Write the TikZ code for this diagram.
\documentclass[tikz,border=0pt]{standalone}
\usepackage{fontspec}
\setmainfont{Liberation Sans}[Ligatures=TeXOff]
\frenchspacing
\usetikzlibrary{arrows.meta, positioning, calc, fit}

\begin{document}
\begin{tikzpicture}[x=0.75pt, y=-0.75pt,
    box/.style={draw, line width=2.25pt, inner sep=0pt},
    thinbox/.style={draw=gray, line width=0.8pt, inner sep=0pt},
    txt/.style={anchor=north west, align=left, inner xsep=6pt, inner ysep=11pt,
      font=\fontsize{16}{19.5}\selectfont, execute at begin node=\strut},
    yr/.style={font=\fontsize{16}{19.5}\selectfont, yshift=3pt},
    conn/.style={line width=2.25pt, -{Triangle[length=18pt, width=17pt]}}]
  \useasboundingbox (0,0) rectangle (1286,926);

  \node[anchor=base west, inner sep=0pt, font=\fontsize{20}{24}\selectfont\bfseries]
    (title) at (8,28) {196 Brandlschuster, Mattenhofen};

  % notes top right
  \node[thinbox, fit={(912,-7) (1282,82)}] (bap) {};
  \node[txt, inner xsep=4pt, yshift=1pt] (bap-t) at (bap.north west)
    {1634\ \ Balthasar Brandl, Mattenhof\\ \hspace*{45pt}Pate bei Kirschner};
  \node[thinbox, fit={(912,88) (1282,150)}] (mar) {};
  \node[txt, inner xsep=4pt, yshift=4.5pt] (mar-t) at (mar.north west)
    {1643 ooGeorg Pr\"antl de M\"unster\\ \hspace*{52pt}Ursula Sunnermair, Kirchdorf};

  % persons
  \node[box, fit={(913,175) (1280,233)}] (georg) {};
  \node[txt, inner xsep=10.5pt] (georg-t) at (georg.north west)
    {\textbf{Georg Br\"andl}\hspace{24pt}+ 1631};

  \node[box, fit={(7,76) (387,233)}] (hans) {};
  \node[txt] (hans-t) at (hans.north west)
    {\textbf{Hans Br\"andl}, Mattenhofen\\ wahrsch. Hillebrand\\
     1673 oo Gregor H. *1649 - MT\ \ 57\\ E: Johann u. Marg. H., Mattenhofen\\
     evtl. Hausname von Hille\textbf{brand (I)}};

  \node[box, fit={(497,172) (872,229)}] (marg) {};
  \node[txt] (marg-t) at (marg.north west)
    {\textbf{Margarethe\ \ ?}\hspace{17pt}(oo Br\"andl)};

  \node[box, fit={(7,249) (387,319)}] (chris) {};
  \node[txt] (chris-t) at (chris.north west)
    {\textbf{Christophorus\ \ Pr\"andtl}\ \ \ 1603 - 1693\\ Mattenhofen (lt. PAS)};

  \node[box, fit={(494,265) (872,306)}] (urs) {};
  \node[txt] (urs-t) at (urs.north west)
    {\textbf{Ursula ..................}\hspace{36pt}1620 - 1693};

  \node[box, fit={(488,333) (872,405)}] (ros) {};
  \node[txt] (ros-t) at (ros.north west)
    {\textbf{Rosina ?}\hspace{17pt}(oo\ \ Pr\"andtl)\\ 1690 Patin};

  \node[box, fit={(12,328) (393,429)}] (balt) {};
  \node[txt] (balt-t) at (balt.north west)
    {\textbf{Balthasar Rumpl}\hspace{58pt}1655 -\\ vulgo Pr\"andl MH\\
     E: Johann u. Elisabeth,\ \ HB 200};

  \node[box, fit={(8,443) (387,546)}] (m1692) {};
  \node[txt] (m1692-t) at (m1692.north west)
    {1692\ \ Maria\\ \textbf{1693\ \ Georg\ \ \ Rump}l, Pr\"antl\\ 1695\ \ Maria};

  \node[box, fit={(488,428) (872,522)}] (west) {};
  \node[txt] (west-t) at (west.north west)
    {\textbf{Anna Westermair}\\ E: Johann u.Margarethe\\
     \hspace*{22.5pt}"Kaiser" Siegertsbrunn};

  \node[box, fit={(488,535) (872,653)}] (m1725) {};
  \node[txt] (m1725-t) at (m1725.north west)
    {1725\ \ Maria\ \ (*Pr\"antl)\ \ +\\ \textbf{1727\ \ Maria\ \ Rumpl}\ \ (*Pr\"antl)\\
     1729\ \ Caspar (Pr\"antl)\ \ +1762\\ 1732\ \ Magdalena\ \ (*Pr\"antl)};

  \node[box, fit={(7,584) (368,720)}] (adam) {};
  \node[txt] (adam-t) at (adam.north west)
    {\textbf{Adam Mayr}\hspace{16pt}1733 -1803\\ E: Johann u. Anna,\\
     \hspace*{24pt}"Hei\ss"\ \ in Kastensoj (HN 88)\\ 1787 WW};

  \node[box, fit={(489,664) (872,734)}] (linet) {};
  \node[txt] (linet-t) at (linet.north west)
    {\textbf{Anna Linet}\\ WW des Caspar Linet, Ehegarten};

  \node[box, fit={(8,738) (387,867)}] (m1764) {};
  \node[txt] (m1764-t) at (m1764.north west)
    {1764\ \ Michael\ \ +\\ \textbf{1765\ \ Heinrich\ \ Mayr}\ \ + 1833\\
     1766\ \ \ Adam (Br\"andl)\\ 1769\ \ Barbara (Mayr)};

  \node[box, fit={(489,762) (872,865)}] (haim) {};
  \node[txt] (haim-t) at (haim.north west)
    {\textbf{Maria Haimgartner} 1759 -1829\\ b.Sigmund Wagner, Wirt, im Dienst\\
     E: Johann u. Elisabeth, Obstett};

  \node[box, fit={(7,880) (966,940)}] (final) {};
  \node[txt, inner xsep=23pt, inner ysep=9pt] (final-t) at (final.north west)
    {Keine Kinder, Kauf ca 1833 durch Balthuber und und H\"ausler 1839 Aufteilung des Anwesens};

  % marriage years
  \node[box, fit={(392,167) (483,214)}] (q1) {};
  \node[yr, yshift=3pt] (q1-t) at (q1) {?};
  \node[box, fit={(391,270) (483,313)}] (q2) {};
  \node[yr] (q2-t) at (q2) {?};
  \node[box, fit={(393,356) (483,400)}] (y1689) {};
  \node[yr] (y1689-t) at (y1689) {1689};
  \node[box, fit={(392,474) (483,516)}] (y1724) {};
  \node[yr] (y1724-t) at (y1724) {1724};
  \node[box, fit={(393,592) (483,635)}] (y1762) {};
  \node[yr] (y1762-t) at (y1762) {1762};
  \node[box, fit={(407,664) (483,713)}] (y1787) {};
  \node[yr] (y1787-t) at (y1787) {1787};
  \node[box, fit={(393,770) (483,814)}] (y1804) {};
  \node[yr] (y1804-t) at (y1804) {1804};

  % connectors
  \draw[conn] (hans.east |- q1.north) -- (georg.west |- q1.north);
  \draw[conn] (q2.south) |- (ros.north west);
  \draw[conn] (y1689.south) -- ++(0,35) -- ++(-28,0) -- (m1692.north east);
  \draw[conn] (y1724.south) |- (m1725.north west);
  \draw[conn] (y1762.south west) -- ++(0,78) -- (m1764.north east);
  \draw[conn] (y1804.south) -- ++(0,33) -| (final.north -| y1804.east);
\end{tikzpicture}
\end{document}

• _WHAT TO WORK ON_
Your task is to print the whole listing again exactly.

• _RESULT FOR THIS EXERCISE_
Write the TikZ code for this diagram.
\documentclass[tikz,border=0pt]{standalone}
\usepackage{fontspec}
\setmainfont{Liberation Sans}[Ligatures=TeXOff]
\frenchspacing
\usetikzlibrary{arrows.meta, positioning, calc, fit}

\begin{document}
\begin{tikzpicture}[x=0.75pt, y=-0.75pt,
    box/.style={draw, line width=2.25pt, inner sep=0pt},
    thinbox/.style={draw=gray, line width=0.8pt, inner sep=0pt},
    txt/.style={anchor=north west, align=left, inner xsep=6pt, inner ysep=11pt,
      font=\fontsize{16}{19.5}\selectfont, execute at begin node=\strut},
    yr/.style={font=\fontsize{16}{19.5}\selectfont, yshift=3pt},
    conn/.style={line width=2.25pt, -{Triangle[length=18pt, width=17pt]}}]
  \useasboundingbox (0,0) rectangle (1286,926);

  \node[anchor=base west, inner sep=0pt, font=\fontsize{20}{24}\selectfont\bfseries]
    (title) at (8,28) {196 Brandlschuster, Mattenhofen};

  % notes top right
  \node[thinbox, fit={(912,-7) (1282,82)}] (bap) {};
  \node[txt, inner xsep=4pt, yshift=1pt] (bap-t) at (bap.north west)
    {1634\ \ Balthasar Brandl, Mattenhof\\ \hspace*{45pt}Pate bei Kirschner};
  \node[thinbox, fit={(912,88) (1282,150)}] (mar) {};
  \node[txt, inner xsep=4pt, yshift=4.5pt] (mar-t) at (mar.north west)
    {1643 ooGeorg Pr\"antl de M\"unster\\ \hspace*{52pt}Ursula Sunnermair, Kirchdorf};

  % persons
  \node[box, fit={(913,175) (1280,233)}] (georg) {};
  \node[txt, inner xsep=10.5pt] (georg-t) at (georg.north west)
    {\textbf{Georg Br\"andl}\hspace{24pt}+ 1631};

  \node[box, fit={(7,76) (387,233)}] (hans) {};
  \node[txt] (hans-t) at (hans.north west)
    {\textbf{Hans Br\"andl}, Mattenhofen\\ wahrsch. Hillebrand\\
     1673 oo Gregor H. *1649 - MT\ \ 57\\ E: Johann u. Marg. H., Mattenhofen\\
     evtl. Hausname von Hille\textbf{brand (I)}};

  \node[box, fit={(497,172) (872,229)}] (marg) {};
  \node[txt] (marg-t) at (marg.north west)
    {\textbf{Margarethe\ \ ?}\hspace{17pt}(oo Br\"andl)};

  \node[box, fit={(7,249) (387,319)}] (chris) {};
  \node[txt] (chris-t) at (chris.north west)
    {\textbf{Christophorus\ \ Pr\"andtl}\ \ \ 1603 - 1693\\ Mattenhofen (lt. PAS)};

  \node[box, fit={(494,265) (872,306)}] (urs) {};
  \node[txt] (urs-t) at (urs.north west)
    {\textbf{Ursula ..................}\hspace{36pt}1620 - 1693};

  \node[box, fit={(488,333) (872,405)}] (ros) {};
  \node[txt] (ros-t) at (ros.north west)
    {\textbf{Rosina ?}\hspace{17pt}(oo\ \ Pr\"andtl)\\ 1690 Patin};

  \node[box, fit={(12,328) (393,429)}] (balt) {};
  \node[txt] (balt-t) at (balt.north west)
    {\textbf{Balthasar Rumpl}\hspace{58pt}1655 -\\ vulgo Pr\"andl MH\\
     E: Johann u. Elisabeth,\ \ HB 200};

  \node[box, fit={(8,443) (387,546)}] (m1692) {};
  \node[txt] (m1692-t) at (m1692.north west)
    {1692\ \ Maria\\ \textbf{1693\ \ Georg\ \ \ Rump}l, Pr\"antl\\ 1695\ \ Maria};

  \node[box, fit={(488,428) (872,522)}] (west) {};
  \node[txt] (west-t) at (west.north west)
    {\textbf{Anna Westermair}\\ E: Johann u.Margarethe\\
     \hspace*{22.5pt}"Kaiser" Siegertsbrunn};

  \node[box, fit={(488,535) (872,653)}] (m1725) {};
  \node[txt] (m1725-t) at (m1725.north west)
    {1725\ \ Maria\ \ (*Pr\"antl)\ \ +\\ \textbf{1727\ \ Maria\ \ Rumpl}\ \ (*Pr\"antl)\\
     1729\ \ Caspar (Pr\"antl)\ \ +1762\\ 1732\ \ Magdalena\ \ (*Pr\"antl)};

  \node[box, fit={(7,584) (368,720)}] (adam) {};
  \node[txt] (adam-t) at (adam.north west)
    {\textbf{Adam Mayr}\hspace{16pt}1733 -1803\\ E: Johann u. Anna,\\
     \hspace*{24pt}"Hei\ss"\ \ in Kastensoj (HN 88)\\ 1787 WW};

  \node[box, fit={(489,664) (872,734)}] (linet) {};
  \node[txt] (linet-t) at (linet.north west)
    {\textbf{Anna Linet}\\ WW des Caspar Linet, Ehegarten};

  \node[box, fit={(8,738) (387,867)}] (m1764) {};
  \node[txt] (m1764-t) at (m1764.north west)
    {1764\ \ Michael\ \ +\\ \textbf{1765\ \ Heinrich\ \ Mayr}\ \ + 1833\\
     1766\ \ \ Adam (Br\"andl)\\ 1769\ \ Barbara (Mayr)};

  \node[box, fit={(489,762) (872,865)}] (haim) {};
  \node[txt] (haim-t) at (haim.north west)
    {\textbf{Maria Haimgartner} 1759 -1829\\ b.Sigmund Wagner, Wirt, im Dienst\\
     E: Johann u. Elisabeth, Obstett};

  \node[box, fit={(7,880) (966,940)}] (final) {};
  \node[txt, inner xsep=23pt, inner ysep=9pt] (final-t) at (final.north west)
    {Keine Kinder, Kauf ca 1833 durch Balthuber und und H\"ausler 1839 Aufteilung des Anwesens};

  % marriage years
  \node[box, fit={(392,167) (483,214)}] (q1) {};
  \node[yr, yshift=3pt] (q1-t) at (q1) {?};
  \node[box, fit={(391,270) (483,313)}] (q2) {};
  \node[yr] (q2-t) at (q2) {?};
  \node[box, fit={(393,356) (483,400)}] (y1689) {};
  \node[yr] (y1689-t) at (y1689) {1689};
  \node[box, fit={(392,474) (483,516)}] (y1724) {};
  \node[yr] (y1724-t) at (y1724) {1724};
  \node[box, fit={(393,592) (483,635)}] (y1762) {};
  \node[yr] (y1762-t) at (y1762) {1762};
  \node[box, fit={(407,664) (483,713)}] (y1787) {};
  \node[yr] (y1787-t) at (y1787) {1787};
  \node[box, fit={(393,770) (483,814)}] (y1804) {};
  \node[yr] (y1804-t) at (y1804) {1804};

  % connectors
  \draw[conn] (hans.east |- q1.north) -- (georg.west |- q1.north);
  \draw[conn] (q2.south) |- (ros.north west);
  \draw[conn] (y1689.south) -- ++(0,35) -- ++(-28,0) -- (m1692.north east);
  \draw[conn] (y1724.south) |- (m1725.north west);
  \draw[conn] (y1762.south west) -- ++(0,78) -- (m1764.north east);
  \draw[conn] (y1804.south) -- ++(0,33) -| (final.north -| y1804.east);
\end{tikzpicture}
\end{document}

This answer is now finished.